Gold prices have surged to unprecedented levels following President Donald Trump’s announcement of sweeping new tariffs on imports, a move he has termed a “Declaration of Economic Independence.”
The spot price of gold soared to $3,165.64 per ounce, reflecting a significant uptick in investor demand for safe-haven assets amid escalating trade tensions.
On Wednesday (2), President Trump, speaking from the Rose Garden, declared the day as “Liberation Day” and unveiled a comprehensive tariff plan. This plan includes a universal baseline tariff of 10 per cent on all imports, with higher “reciprocal” tariffs targeting specific countries based on their trade practices. Notably, the European Union faces a 20 per cent tariff, Japan 24 per cent, and China a substantial 34 per cent. Developing nations such as Vietnam and Cambodia are subjected to tariffs exceeding 40 per cent.

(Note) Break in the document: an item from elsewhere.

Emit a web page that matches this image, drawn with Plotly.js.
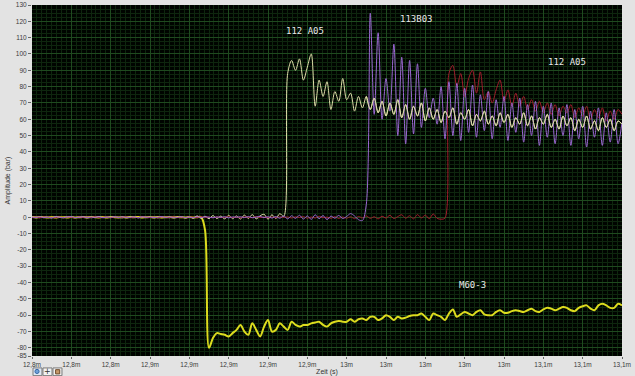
<!DOCTYPE html>
<html>
<head>
<meta charset="utf-8">
<script src="https://cdn.plot.ly/plotly-3.0.1.min.js"></script>
<style>
html,body{margin:0;padding:0;background:#e3e3e3;}
#chart{width:635px;height:376px;}
</style>
</head>
<body>
<div id="chart"></div>
<script>
// time axis (ms): first sample and sample step
var tStart = 12.80;
var tStep = 0.002;

var xTickVals = [12.80,12.82,12.84,12.86,12.88,12.90,12.92,12.94,12.96,12.98,13.00,13.02,13.04,13.06,13.08,13.10];
var xTickText = ["12,8m","12,8m","12,8m","12,9m","12,9m","12,9m","12,9m","12,9m","13m","13m","13m","13m","13m","13,1m","13,1m","13,1m"];
var yTickVals = [-85,-80,-70,-60,-50,-40,-30,-20,-10,0,10,20,30,40,50,60,70,80,90,100,110,120,130];
var yTickText = ["-85","-80","-70","-60","-50","-40","-30","-20","-10","0","10","20","30","40","50","60","70","80","90","100","110","120","130"];

var seriesNames = ["M60-3","113B03","112 A05 (2)","112 A05"];

// amplitudes (bar)
var m60 = [
0.1,-0.2,0.2,0,-0.1,0.2,-0.2,0.1,0,-0.1,
0.2,-0.1,0,0.1,-0.2,0.2,0,-0.1,0.1,-0.2,
0.2,0,-0.1,0.1,-0.2,0.1,0,0.2,-0.1,0,
0.1,-0.2,0.2,-0.1,0,0.1,-0.2,0.1,0,-0.1,
0.2,-0.1,0,0.1,
-8,-80,-74,-71,-71.5,-72,
-73,-71,-69,-66,-70,-72,-65,-69,-73,-67,
-63,-70,-69,-65,-67,-69,-64,-66,-67,-66,
-66,-65,-64.5,-64,-66,-67,-65,-64,-63.5,-64,
-64,-62.5,-64,-62.5,-62,-63,-61,-61,-63,-62,
-60,-61,-63,-61,-62,-61.5,-60.5,-60,-60,-59,
-61,-63,-59,-60,-61,-63,-59,-56.5,-61,-59.5,
-58,-59,-60,-58,-57,-59.5,-60,-60,-58,-57,
-58.5,-58.5,-57.5,-57,-57.5,-58,-57,-56,-57.5,-58,
-56.5,-55.5,-56,-57,-56,-55,-55.5,-57,-57.5,-55.5,
-54.5,-54,-56,-57,-54,-53,-54,-55.5,-55.5,-53,
-54];

var b03 = [
0.2,-0.3,0.4,-0.2,0.1,-0.4,0.3,0,-0.3,0.2,
0.4,-0.2,0,0.3,-0.4,0.2,-0.1,0.3,-0.3,0.1,
0,0.3,-0.2,0.4,-0.3,0,0.2,-0.4,0.3,-0.1,
0.2,-0.3,0.1,0.4,-0.2,0.3,-0.4,0,0.3,-0.2,
0.1,-0.3,0.4,-0.2,0.3,0,-0.3,0.2,-0.1,0.3,
-0.4,0.2,0,0.3,-0.2,0.4,-0.3,0.1,0.5,-0.2,
0.3,-0.5,0.4,-0.6,0.8,-1,0.9,-0.7,1.2,-1.1,
0.8,-1.3,1.5,-0.9,1,-1.4,0.7,-0.6,1.1,-0.8,
0.5,2.2,0.8,-1.5,
-2,8,125,63,113,60,
85,65,106,50,98,45,96,51,94,55,
79,61,73,57,80,48,83,50,82,47,
79,52,81,49,75,53,77,48,72,55,
74,47,70,52,73,46,69,50,71,44,
68,49,70,45,67,50,69,44,66,48,
68,43,65,49,67,44,64,46,66,45,
58];

var a05b = [
-0.2,0.1,-0.3,0.2,-0.1,0,-0.3,0.2,-0.2,0.1,
0,-0.3,0.2,-0.1,0.1,-0.2,0.3,-0.2,0,0.1,
-0.3,0.2,-0.1,0,0.2,-0.3,0.1,-0.2,0.3,0,
-0.2,0.1,-0.3,0.2,0,-0.1,0.3,-0.2,0.1,-0.3,
0.2,0,-0.2,0.3,-0.1,0.1,-0.3,0.2,-0.2,0,
0.3,-0.2,0.1,-0.4,0.2,0,-0.3,0.4,-0.2,0.1,
-0.3,0.2,-0.4,0.3,-0.1,0.2,-0.5,0.3,-0.2,0.4,
-0.6,0.2,-0.5,0.6,-0.3,0.1,-0.7,0.4,-0.8,0.2,
-0.6,0.3,-0.9,0.5,-0.4,0.8,-0.7,0.3,-1,0.6,
-0.5,1.2,-0.8,0.4,1.5,-0.6,0.9,-1,1.6,-0.4,
1.3,-0.9,2,-0.7,-1.2,
-0.5,88,93,80,88,
74,85,90,76,89,72,77,70,78,84,
71,78,68,76,68,74,66,72,65,71,
64,70,63,69,62,68,64,69,61,67,
62,68,60,66,61,67,59,65,60,66,
63];

var a05 = [
0,0.3,-0.3,0.2,0,-0.4,0.3,0,-0.2,0.4,
0,-0.3,0.2,-0.1,0.3,-0.3,0,0.4,-0.2,0.1,
-0.3,0.2,0,-0.4,0.3,-0.1,0.2,-0.3,0.4,0,
-0.2,0.3,-0.4,0.2,0,-0.3,0.5,-0.2,0.3,-0.5,
0.4,-0.6,0.8,-0.7,0.6,-0.9,1,-0.8,0.7,-1,
1.2,-0.9,0.8,-1.1,1.3,-0.7,1.6,-1,0.9,1.8,
-1.2,1.5,-0.8,2.2,0.5,
88,96,90,97,84,
92,100,68,84,74,83,66,77,71,85,
72,76,65,74,67,74,66,73,64,71,
62,70,63,72,61,69,60,68,62,70,
59,67,60,66,58,65,61,67,57,64,
60,66,56,63,59,65,57,62,56,64,
58,63,55,61,57,64,56,62,54,61,
57,63,55,60,54,62,56,61,53,60,
55,62,54,59,53,61,55,60,53,59,
57];

function tr(y, name, color, width) {
  return {type:'scatter', mode:'lines', x0:tStart, dx:tStep, y:y, name:name,
          line:{color:color, width:width, shape:'spline', smoothing:0.9}, hoverinfo:'skip'};
}

var data = [
  tr(m60, seriesNames[0], '#dcdc1e', 2),
  tr(a05, seriesNames[3], '#dedca8', 1),
  tr(a05b, seriesNames[2], '#a01c2c', 1),
  tr(b03, seriesNames[1], '#9a68d2', 1)
];
// keep the 112 A05 trace drawn above the oscillating 113B03 trace
data.push(tr(a05.map(function(v,i){return i>=85?v:null;}), seriesNames[3], '#dedca8', 1));

var labFont = {family:'DejaVu Sans Mono, monospace', size:9, color:'#e8e8e8'};
var tickFont = {family:'Liberation Sans, Arial, sans-serif', size:6.5, color:'#3a3a3a'};

var layout = {
  width:635, height:376,
  margin:{l:32, r:13, t:5, b:20, pad:0},
  paper_bgcolor:'#e3e3e3',
  plot_bgcolor:'#000400',
  showlegend:false,
  xaxis:{
    range:[12.80,13.10], tickmode:'array', tickvals:xTickVals, ticktext:xTickText,
    tickfont:tickFont, ticks:'outside', ticklen:2, tickcolor:'#666',
    showgrid:true, gridcolor:'#1f4a1f', gridwidth:1, zeroline:false, showline:false,
    minor:{tickmode:'linear', tick0:12.80, dtick:0.0025, showgrid:true, gridcolor:'#0e260e', gridwidth:1, ticks:''},
    title:{text:'Zeit (s)', font:{family:'Liberation Sans, Arial, sans-serif', size:7, color:'#333'}, standoff:1},
    automargin:false, fixedrange:true
  },
  yaxis:{
    range:[-85,130], tickmode:'array', tickvals:yTickVals, ticktext:yTickText,
    tickfont:tickFont, ticks:'outside', ticklen:3, tickcolor:'#666',
    showgrid:true, gridcolor:'#1f4a1f', gridwidth:1, zeroline:false, showline:false,
    minor:{tickmode:'linear', tick0:0, dtick:2.5, showgrid:true, gridcolor:'#0e260e', gridwidth:1, ticks:''},
    title:{text:'Amplitude (bar)', font:{family:'Liberation Sans, Arial, sans-serif', size:7, color:'#333'}, standoff:4},
    automargin:false, fixedrange:true
  },
  annotations:[
    {x:12.9388, y:114, xref:'x', yref:'y', text:'112 A05', showarrow:false, font:labFont},
    {x:12.9953, y:121.4, xref:'x', yref:'y', text:'113B03', showarrow:false, font:labFont},
    {x:13.072, y:95, xref:'x', yref:'y', text:'112 A05', showarrow:false, font:labFont},
    {x:13.024, y:-41.3, xref:'x', yref:'y', text:'M60-3', showarrow:false, font:labFont},
    {x:0.0263, y:-0.045, xref:'paper', yref:'paper', xanchor:'center', yanchor:'middle', text:'+', showarrow:false, font:{family:'DejaVu Sans', size:8, color:'#333'}}
  ],
  shapes:[
    {type:'rect', xref:'paper', yref:'paper', x0:0.0017, x1:0.0169, y0:-0.034, y1:-0.056, fillcolor:'#dfe8f4', line:{color:'#7a7a7a', width:1}},
    {type:'circle', xref:'paper', yref:'paper', x0:0.005, x1:0.012, y0:-0.038, y1:-0.050, fillcolor:'#6fa0d8', line:{color:'#3a6aa8', width:1}},
    {type:'rect', xref:'paper', yref:'paper', x0:0.0186, x1:0.0339, y0:-0.034, y1:-0.056, fillcolor:'#f2f2f2', line:{color:'#7a7a7a', width:1}},
    {type:'rect', xref:'paper', yref:'paper', x0:0.0356, x1:0.0508, y0:-0.034, y1:-0.056, fillcolor:'#f2f2f2', line:{color:'#7a7a7a', width:1}},
    {type:'rect', xref:'paper', yref:'paper', x0:0.040, x1:0.047, y0:-0.039, y1:-0.051, fillcolor:'#c89a6a', line:{color:'#704a2a', width:1}}
  ]
};

Plotly.newPlot('chart', data, layout, {displayModeBar:false, staticPlot:true});
</script>
</body>
</html>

President Trump framed these measures as a rebirth of American industry, aiming to counteract unfair trade practices and reduce trade deficits. He asserted that these tariffs would encourage domestic production and lower costs for consumers.
The announcement has sent shockwaves through global financial markets. Major U.S. stock indices, including the Dow Jones Industrial Average, S&P 500, and Nasdaq Composite, experienced significant declines, erasing trillions in market value. European and Asian markets also suffered steep losses in response to the U.S. tariffs and anticipated retaliatory measures.
Investors are increasingly turning to gold as a safe-haven asset amid the market volatility. The SPDR Gold Shares ETF (GLD), which tracks the price of gold, has seen a notable uptick, reflecting the metal’s appeal during times of economic uncertainty.
Analysts warn that the imposition of these tariffs could exacerbate inflationary pressures and impede economic growth. The increased costs of imports are likely to be passed on to consumers, leading to higher prices across various sectors. Additionally, the potential for retaliatory tariffs from affected countries raises concerns about a protracted global trade war.
The international community has reacted strongly to the U.S. tariff plan. The European Union has expressed its intent to implement countermeasures, and other nations are evaluating their responses. The escalating trade tensions have heightened fears of a global recession, with markets bracing for further instability.
As the situation develops, investors and policymakers alike are closely monitoring the impacts of these tariffs on the global economy. The surge in gold prices underscores the prevailing uncertainty and the flight to safety by investors seeking to hedge against potential economic downturns.